Personal information
- Full name: Christopher Robert McNairn Chaplin
- Born: 13 December 1938 Calcutta, Bengal, British Raj
- Died: 27 February 2025 (aged 86)
- Batting: Right-handed
- Bowling: Right-arm off break

Domestic team information
- 1966-1978: Cornwall

Career statistics
| Competition | LA |
| Matches | 3 |
| Runs scored | 45 |
| Batting average | 15.00 |
| 100s/50s | 0/0 |
| Top score | 22 |
| Balls bowled | 30 |
| Wickets | – |
| Bowling average | – |
| 5 wickets in innings | – |
| 10 wickets in match | – |
| Best bowling | – |
| Catches/stumpings | –/– |
- Source: ESPNcricinfo, 19 October 2010

= Christopher Chaplin (cricketer) =

English cricketer

Christopher Robert McNairn Chaplin (13 December 1938 – 27 February 2025) was an English cricketer. Chaplin was a right-handed batsman who bowled right-arm off break. He was born in Calcutta, Bengal in the British Raj.

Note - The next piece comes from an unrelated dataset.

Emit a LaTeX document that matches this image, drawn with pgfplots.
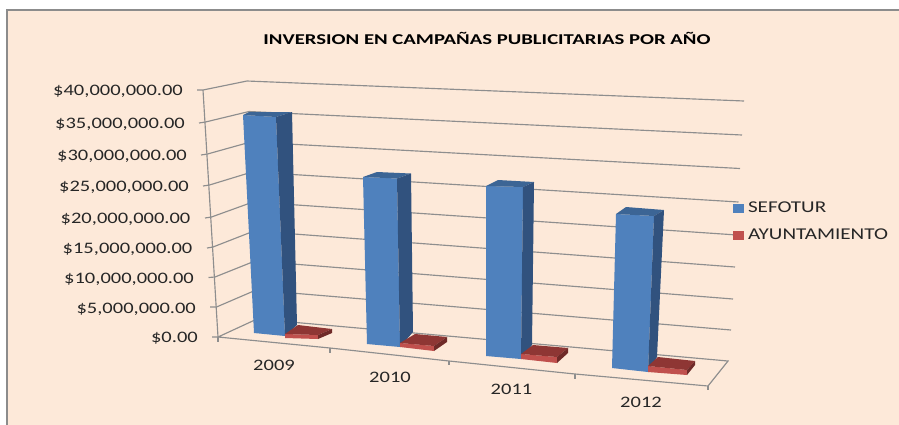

Chaplin made his Minor Counties Championship debut for Cornwall in 1966 against Devon. From 1966 to 1978, he represented the county in 73 Minor Counties Championship matches, the last of which came against the Somerset Second XI.

Chaplin also represented Cornwall in 3 List A matches. These against Glamorgan in the 1970 Gillette Cup, Oxfordshire in the 1975 Gillette Cup and Lancashire in the 1977 Gillette Cup. In his 3 List A matches, he scored 45 runs at a batting average of 15.00, with a high score of 22.

Chaplin died on 27 February 2025, at the age of 86.